Jesus is very clear about how we demonstrate our love for Him, and what the results are. He links obedience with love, and then He promises that those who obey Him will know the presence of God by way of the Spirit’s presence in the world: “Whoever has my commandments and keeps them, he it is who loves me. And he who loves me will be loved by my Father, and I will love him and manifest myself to him . . . my Father will love him, and we will come to him and make our home with him” (John 14:21).
The Apostle Paul describes it this way: “God’s love has been poured into our hearts through the Holy Spirit who has been given to us” (Romans 5:5) He also writes, “Because you are sons, God has sent the Spirit of his Son into our hearts, crying, ‘Abba! Father!” (Galatians 4:6).

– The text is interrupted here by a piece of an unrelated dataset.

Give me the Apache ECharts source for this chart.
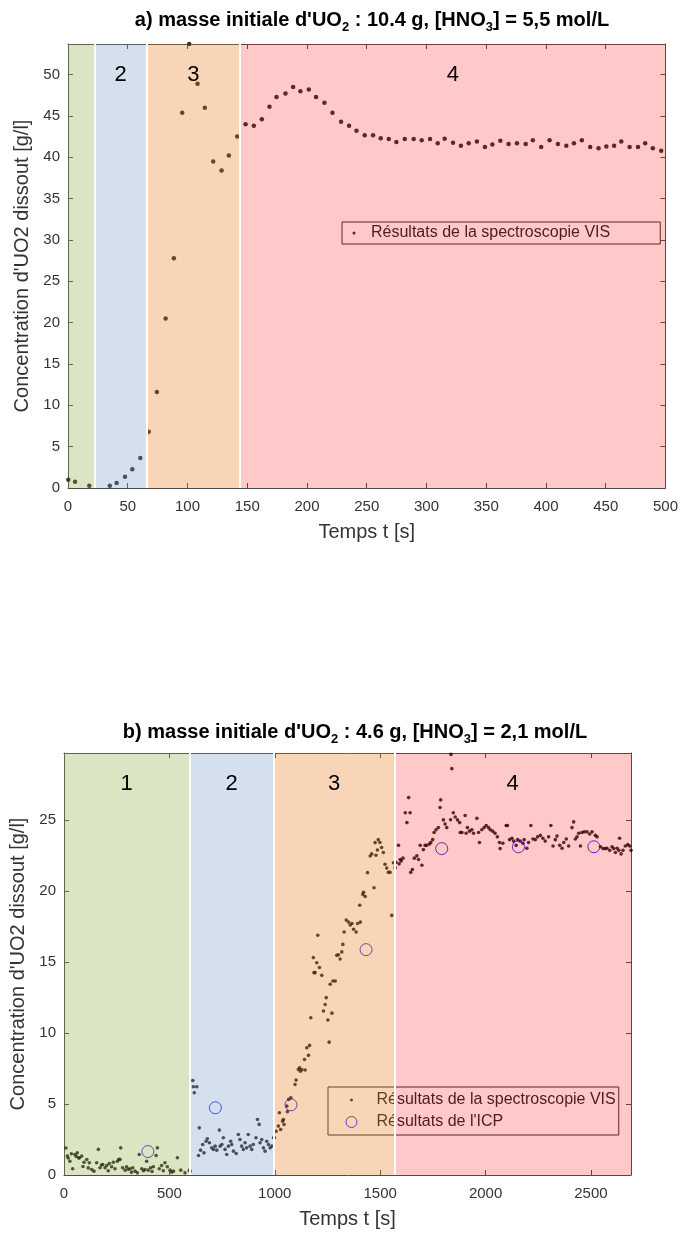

If we need help in loving God, we should ask His Spirit to aid us in our weakness and teach us how to love Him.
Jesus says an incredible thing: “I tell you the truth: it is to your advantage that I go away, for if I do not go away, the Helper will not come to you. But if I go, I will send him to you” (John 16:7). I am increasingly provoked that few Christians would say that their experience of the Spirit was preferable to Jesus’ living in the world bodily. But Christians should seek a deeper experience of God’s Spirit — not for experience’s sake, but that we might love God more.
We Learn to Love Others by Spending Time With Their Friends
How often do Christians effectively say to Jesus,, “I love you, but I don’t really like your bride,” by their indifference and their lack of commitment to a local expression of the Church? For all of us who are beginners at loving God, playing active roles in local congregations will help us learn to love God in all of the way I have mentioned so far. But more than that, by giving and receiving love from other members of the family of God, we will be exposed to the many facets reflecting the glory of God. The church is intended to demonstrate the multicolored wisdom and glory of God (Ephesians 3:10). We cannot love God properly without loving His Church. As we learn to give ourselves sacrificially in love to our spiritual family in the same way we love our natural family, our love for God increases. This is of such vital importance that Jesus said, “By this all people will know that you are my disciples, if you have love for one another” (John 13:35).
I believe God has put the Church on earth to love God, to love each other, and to love the world. I pray that God will give us the desire and ability to do each of these better.